Zhaga, Part 1 Who and what is Zhaga.

The first blog in a series on Zhaga. In this part I would like to explain Zhaga organization in some detail. What does Zhaga mean? Actually it does not have a meaning. It is not a short for something. After the name was chosen it was discovered that a waterfall in China is called Zhaga but that is just a coincidence and not intended.

Zhaga is a consortium of over 280 industry players in the lighting industry. What does that mean? Simply said it consists of over 280 companies that have decided that the Zhaga idea is a good idea and needs to be further developed. These companies spent a significant amount of time (money) in making this idea work so they are very interested in the success of Zhaga.

The companies that are working on these standards are coming from the logical industries like luminaire manufactures, LED module manufacturers but also less logical companies like plastic production companies. All companies have an interest and expect that Zhaga can help them and the lighting industry forward.

What does Zhaga do? They develop standards that allow exchangeability of LED Light Engines. So how does that translate? Do they make modules, do they design modules… No they do not. They draw up a specification and modules can be designed to fit that specification, and therefore are Zhaga compatible.

Zhaga is about exchangeability that means that you will find in their specifications only requirements that relate to that. They have defined 4 specific interfaces of a LED module that makes up interchangeability. These interfaces are the thermal, mechanical, electrical and photometric interface. So for every form factor that is being specified in one of their books you will find these interfaces being defined.

The inside of the modules is not being specified. That means that the manufacturer can make it in any way he sees fit as long as he complies with these specifications. This also means that some things are not specified. For example the quality of the light (what is quality of light?) is not defined. So for example the specification does not require a specific CRI. This would be one of the many freedoms for the manufacturer. So a Zhaga specification is not a quality specification. It defines exchangeability.

So what is exchangeability. It means, in the sense of Zhaga developed products, that a module from one manufacturer can be replaced by a module from a different manufacturer without having to change the luminaire. So what factors are important here:

– mechanical
The actual mechanical connection points are at the same place. Module from manufacturer A fits in the same place as the module from manufacturer B. Has the screw holes in the same place etc.

– thermal
The heat transfer will be identical assuring that the heat from the module is transferred effectively to the heat sink of the luminaire.

– electrical
The electrical connections are at a defined place, so the new module can be connected again at the same place. No redesign of the luminaire needed.

– photometric
The light output is defined, that means that for example the Light Emitting Surface is defined (and some more) with the result that you do not have to redesign the optical structure of the luminaire.
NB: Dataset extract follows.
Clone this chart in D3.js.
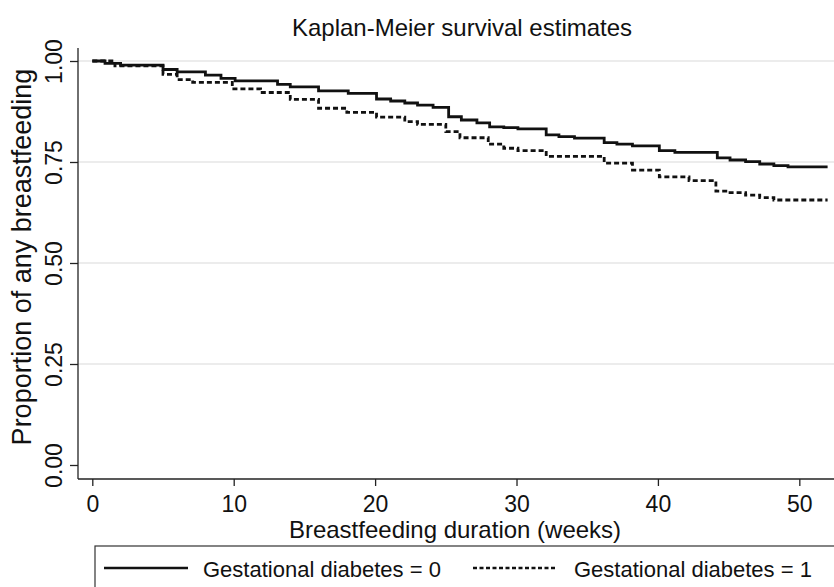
<!DOCTYPE html>
<html lang="en">
<head>
    <meta charset="utf-8">
    <script src="https://cdn.jsdelivr.net/npm/d3@7/dist/d3.min.js"></script>
    <style>
        body { margin: 0; background: #fff; }
        text { font-family: "Liberation Sans", Arial, Helvetica, sans-serif; fill: #111; }
    </style>
</head>
<body>
    <svg width="834" height="587"></svg>
    <script>
        // KM step points: time (weeks) and survival proportion
        var weeks0 = [0, 0.9, 2.0, 5.0, 6.0, 8.0, 9.1, 10.1, 13.1, 14.0, 16.0, 18.1, 20.1, 21.1, 22.1, 23.0,
                      24.1, 25.2, 26.1, 27.2, 28.1, 29.1, 30.1, 32.1, 33.0, 34.1, 36.2, 37.1, 38.2, 40.1,
                      41.2, 44.2, 45.1, 46.2, 47.2, 48.2, 49.2, 52];
        var surv0 = [1, 0.994, 0.990, 0.979, 0.973, 0.965, 0.957, 0.951, 0.942, 0.936, 0.926, 0.920, 0.906, 0.901,
                     0.896, 0.891, 0.885, 0.862, 0.854, 0.847, 0.837, 0.835, 0.832, 0.817, 0.813, 0.809, 0.798,
                     0.794, 0.790, 0.778, 0.774, 0.760, 0.755, 0.751, 0.745, 0.741, 0.738, 0.738];

        var weeks1 = [0, 1.6, 5.0, 6.0, 7.1, 9.9, 11.9, 14.0, 16.0, 18.0, 20.1, 22.1, 23.0, 25.0, 26.0, 28.0,
                      29.1, 30.1, 32.1, 36.2, 38.2, 40.1, 42.2, 44.1, 45.1, 46.2, 47.2, 48.2, 52];
        var surv1 = [1, 0.988, 0.967, 0.954, 0.947, 0.931, 0.922, 0.905, 0.883, 0.873, 0.861, 0.850, 0.843,
                     0.825, 0.810, 0.794, 0.784, 0.778, 0.764, 0.747, 0.730, 0.713, 0.704, 0.678, 0.674,
                     0.668, 0.662, 0.656, 0.656];

        var xTicks = [0, 10, 20, 30, 40, 50];
        var yTicks = [0, 0.25, 0.5, 0.75, 1];
        var seriesNames = ["Gestational diabetes = 0", "Gestational diabetes = 1"];

        var svg = d3.select("svg");

        var x = d3.scaleLinear().domain([0, 52]).range([92.3, 827.6]);
        var y = d3.scaleLinear().domain([0, 1]).range([465, 61]);

        var axisX = 78, axisY = 479;

        // gridlines
        svg.append("g")
            .selectAll("line")
            .data(yTicks.filter(function(d) { return d > 0; }))
            .enter().append("line")
            .attr("x1", axisX).attr("x2", 834)
            .attr("y1", function(d) { return y(d); })
            .attr("y2", function(d) { return y(d); })
            .attr("stroke", "#e6e6e6")
            .attr("stroke-width", 1.5);

        // y axis
        var yAxis = svg.append("g")
            .attr("transform", "translate(" + axisX + ",0)")
            .call(d3.axisLeft(y).tickValues(yTicks).tickFormat(d3.format(".2f")).tickSize(8).tickPadding(0));
        yAxis.select(".domain").remove();
        yAxis.selectAll(".tick line").attr("stroke", "#222").attr("stroke-width", 1.3);
        yAxis.selectAll(".tick text")
            .attr("transform", "rotate(-90)")
            .attr("x", 0).attr("y", -16)
            .attr("dy", 0)
            .attr("text-anchor", "middle")
            .style("font-size", "23px")
            .style("font-family", "'Liberation Sans', Arial, sans-serif");
        svg.append("line")
            .attr("x1", axisX).attr("x2", axisX)
            .attr("y1", 48).attr("y2", axisY)
            .attr("stroke", "#222").attr("stroke-width", 1.3);

        // x axis
        var xAxis = svg.append("g")
            .attr("transform", "translate(0," + axisY + ")")
            .call(d3.axisBottom(x).tickValues(xTicks).tickSize(7).tickPadding(0));
        xAxis.select(".domain").remove();
        xAxis.selectAll(".tick line").attr("stroke", "#222").attr("stroke-width", 1.3);
        xAxis.selectAll(".tick text")
            .attr("y", 33).attr("dy", 0)
            .style("font-size", "23px")
            .style("font-family", "'Liberation Sans', Arial, sans-serif");
        svg.append("line")
            .attr("x1", axisX).attr("x2", 834)
            .attr("y1", axisY).attr("y2", axisY)
            .attr("stroke", "#222").attr("stroke-width", 1.3);

        // curves
        var line = d3.line()
            .x(function(d) { return x(d[0]); })
            .y(function(d) { return y(d[1]); })
            .curve(d3.curveStepAfter);

        svg.append("path")
            .datum(d3.zip(weeks0, surv0))
            .attr("d", line)
            .attr("fill", "none")
            .attr("stroke", "#111")
            .attr("stroke-width", 2.8);

        svg.append("path")
            .datum(d3.zip(weeks1, surv1))
            .attr("d", line)
            .attr("fill", "none")
            .attr("stroke", "#111")
            .attr("stroke-width", 2.8)
            .attr("stroke-dasharray", "5,3");

        // titles
        svg.append("text")
            .attr("x", 462).attr("y", 36)
            .attr("text-anchor", "middle")
            .style("font-size", "24px")
            .text("Kaplan-Meier survival estimates");

        svg.append("text")
            .attr("transform", "translate(31,257) rotate(-90)")
            .attr("text-anchor", "middle")
            .style("font-size", "27px")
            .text("Proportion of any breastfeeding");

        svg.append("text")
            .attr("x", 455).attr("y", 538)
            .attr("text-anchor", "middle")
            .style("font-size", "24px")
            .text("Breastfeeding duration (weeks)");

        // legend
        var legend = svg.append("g");
        legend.append("rect")
            .attr("x", 95).attr("y", 546)
            .attr("width", 760).attr("height", 70)
            .attr("fill", "#fff")
            .attr("stroke", "#333")
            .attr("stroke-width", 1.2);

        var legendPos = [{lx: 104, tx: 203}, {lx: 473, tx: 574}];
        seriesNames.forEach(function(name, i) {
            var p = legendPos[i];
            legend.append("line")
                .attr("x1", p.lx).attr("x2", p.lx + 84)
                .attr("y1", 568).attr("y2", 568)
                .attr("stroke", "#111")
                .attr("stroke-width", 2.6)
                .attr("stroke-dasharray", i === 1 ? "4,2.5" : null);
            legend.append("text")
                .attr("x", p.tx).attr("y", 577)
                .style("font-size", "22px")
                .text(name);
        });
    </script>
</body>
</html>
The specifications like CRI, life expectancy, energy consumption etc are manufacturer specific. So there will be quality differences between the different manufacturers of modules and with that they will have the possibility to compete with each other.

Compare this with the old industry; in the time of the fluorescent tube (that fore sure has not ended yet!) you did have a specific tube for example 58 W tube. This was available in different colors, different CRI, different life expectancy, etc etc but that all fitted in two G13 lamp caps spaced at a specific distance. The control gear would be operating the different light sources with out problems.

There are maybe still some issues in the exchangeability but I will get back on that in the sequel.